* [Your objective]: From the listing below, copy every line with the word "this".

* [Data shown]:
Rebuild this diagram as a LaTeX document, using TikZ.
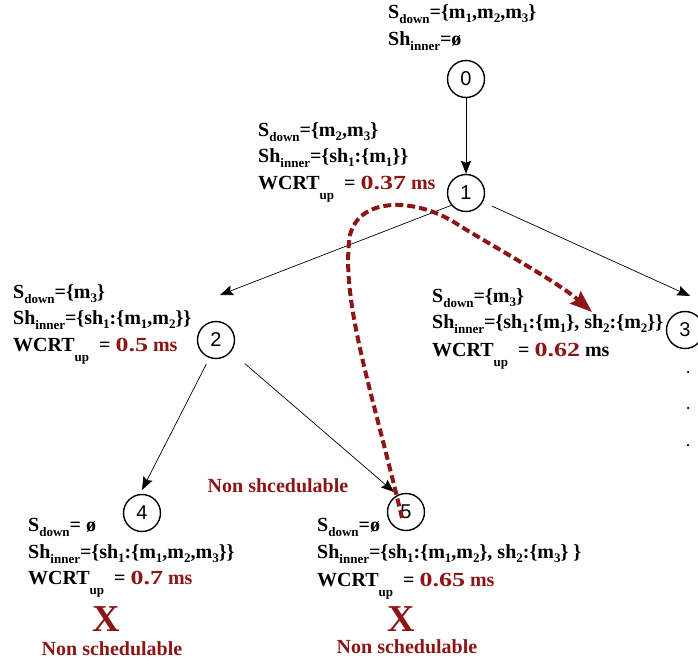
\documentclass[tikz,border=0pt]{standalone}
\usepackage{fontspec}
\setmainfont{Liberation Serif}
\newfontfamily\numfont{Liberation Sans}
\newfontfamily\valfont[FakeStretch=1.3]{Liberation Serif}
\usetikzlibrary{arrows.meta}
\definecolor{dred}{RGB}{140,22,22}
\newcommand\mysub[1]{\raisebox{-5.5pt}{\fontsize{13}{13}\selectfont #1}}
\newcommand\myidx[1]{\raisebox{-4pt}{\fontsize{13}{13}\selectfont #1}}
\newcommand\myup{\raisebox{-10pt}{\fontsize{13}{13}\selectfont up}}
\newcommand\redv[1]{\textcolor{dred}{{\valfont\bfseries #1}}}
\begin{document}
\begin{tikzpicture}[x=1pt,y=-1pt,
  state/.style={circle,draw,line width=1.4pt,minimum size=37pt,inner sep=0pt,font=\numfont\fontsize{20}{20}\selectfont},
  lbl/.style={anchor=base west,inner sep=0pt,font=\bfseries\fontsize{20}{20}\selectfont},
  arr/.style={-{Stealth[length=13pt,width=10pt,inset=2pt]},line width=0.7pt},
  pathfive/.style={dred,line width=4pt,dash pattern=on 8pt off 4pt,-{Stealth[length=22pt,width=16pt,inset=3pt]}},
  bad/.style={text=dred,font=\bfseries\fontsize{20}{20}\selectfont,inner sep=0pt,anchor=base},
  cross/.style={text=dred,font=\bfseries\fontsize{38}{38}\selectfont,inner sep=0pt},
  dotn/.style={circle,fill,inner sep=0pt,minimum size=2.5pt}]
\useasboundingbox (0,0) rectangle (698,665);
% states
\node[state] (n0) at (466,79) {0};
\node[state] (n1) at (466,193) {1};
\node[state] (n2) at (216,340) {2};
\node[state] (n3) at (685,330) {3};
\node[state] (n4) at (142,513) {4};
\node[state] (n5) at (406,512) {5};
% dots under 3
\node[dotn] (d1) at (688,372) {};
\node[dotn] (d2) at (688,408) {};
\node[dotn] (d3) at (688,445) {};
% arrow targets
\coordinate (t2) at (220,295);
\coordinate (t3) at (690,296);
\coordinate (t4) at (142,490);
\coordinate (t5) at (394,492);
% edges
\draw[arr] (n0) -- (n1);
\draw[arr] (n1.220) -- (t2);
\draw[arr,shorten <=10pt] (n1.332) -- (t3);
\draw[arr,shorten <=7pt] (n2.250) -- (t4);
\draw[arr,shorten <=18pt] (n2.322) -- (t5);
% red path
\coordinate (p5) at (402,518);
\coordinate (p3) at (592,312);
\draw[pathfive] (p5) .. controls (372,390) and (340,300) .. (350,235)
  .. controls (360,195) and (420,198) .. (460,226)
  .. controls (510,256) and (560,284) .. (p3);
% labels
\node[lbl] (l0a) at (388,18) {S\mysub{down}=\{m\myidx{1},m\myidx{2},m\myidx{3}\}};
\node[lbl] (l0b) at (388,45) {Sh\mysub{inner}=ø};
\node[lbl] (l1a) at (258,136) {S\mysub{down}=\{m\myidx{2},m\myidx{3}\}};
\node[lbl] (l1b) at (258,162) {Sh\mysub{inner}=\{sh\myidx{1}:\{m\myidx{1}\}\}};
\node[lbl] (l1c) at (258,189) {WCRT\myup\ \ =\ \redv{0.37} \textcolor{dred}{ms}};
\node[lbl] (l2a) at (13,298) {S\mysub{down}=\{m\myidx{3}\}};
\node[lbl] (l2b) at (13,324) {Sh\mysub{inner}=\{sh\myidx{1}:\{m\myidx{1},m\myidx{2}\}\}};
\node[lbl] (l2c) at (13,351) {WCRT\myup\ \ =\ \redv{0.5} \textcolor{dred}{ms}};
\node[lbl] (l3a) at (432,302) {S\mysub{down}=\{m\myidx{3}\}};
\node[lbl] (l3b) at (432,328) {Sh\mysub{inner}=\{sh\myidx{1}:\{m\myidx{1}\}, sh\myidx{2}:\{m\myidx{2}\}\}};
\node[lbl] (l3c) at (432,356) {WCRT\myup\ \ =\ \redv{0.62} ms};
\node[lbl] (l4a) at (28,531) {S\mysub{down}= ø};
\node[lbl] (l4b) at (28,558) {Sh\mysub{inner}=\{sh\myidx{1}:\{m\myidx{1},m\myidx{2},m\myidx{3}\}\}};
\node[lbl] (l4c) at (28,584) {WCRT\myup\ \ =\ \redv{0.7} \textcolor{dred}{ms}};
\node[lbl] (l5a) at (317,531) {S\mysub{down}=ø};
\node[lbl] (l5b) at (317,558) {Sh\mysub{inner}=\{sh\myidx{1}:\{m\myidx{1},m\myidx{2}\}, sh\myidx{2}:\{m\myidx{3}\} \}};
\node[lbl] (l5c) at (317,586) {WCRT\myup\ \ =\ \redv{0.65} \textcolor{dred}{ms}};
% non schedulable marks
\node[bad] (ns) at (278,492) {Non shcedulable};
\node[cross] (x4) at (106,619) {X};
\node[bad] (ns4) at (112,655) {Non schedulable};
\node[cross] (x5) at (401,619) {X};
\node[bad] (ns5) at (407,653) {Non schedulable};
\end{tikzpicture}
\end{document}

...

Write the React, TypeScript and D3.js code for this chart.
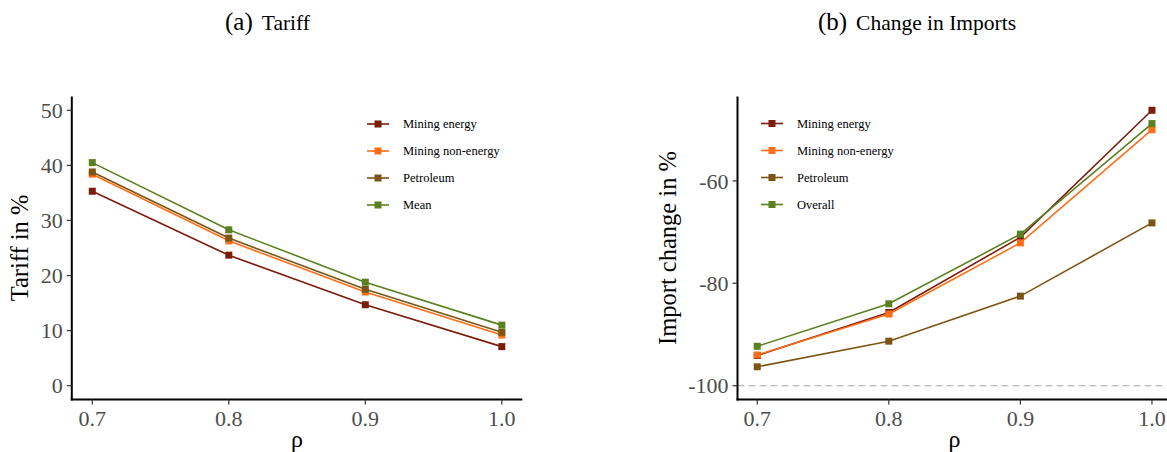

* [Task output]:
Rebuild this diagram as a LaTeX document, using TikZ.
Write the React, TypeScript and D3.js code for this chart.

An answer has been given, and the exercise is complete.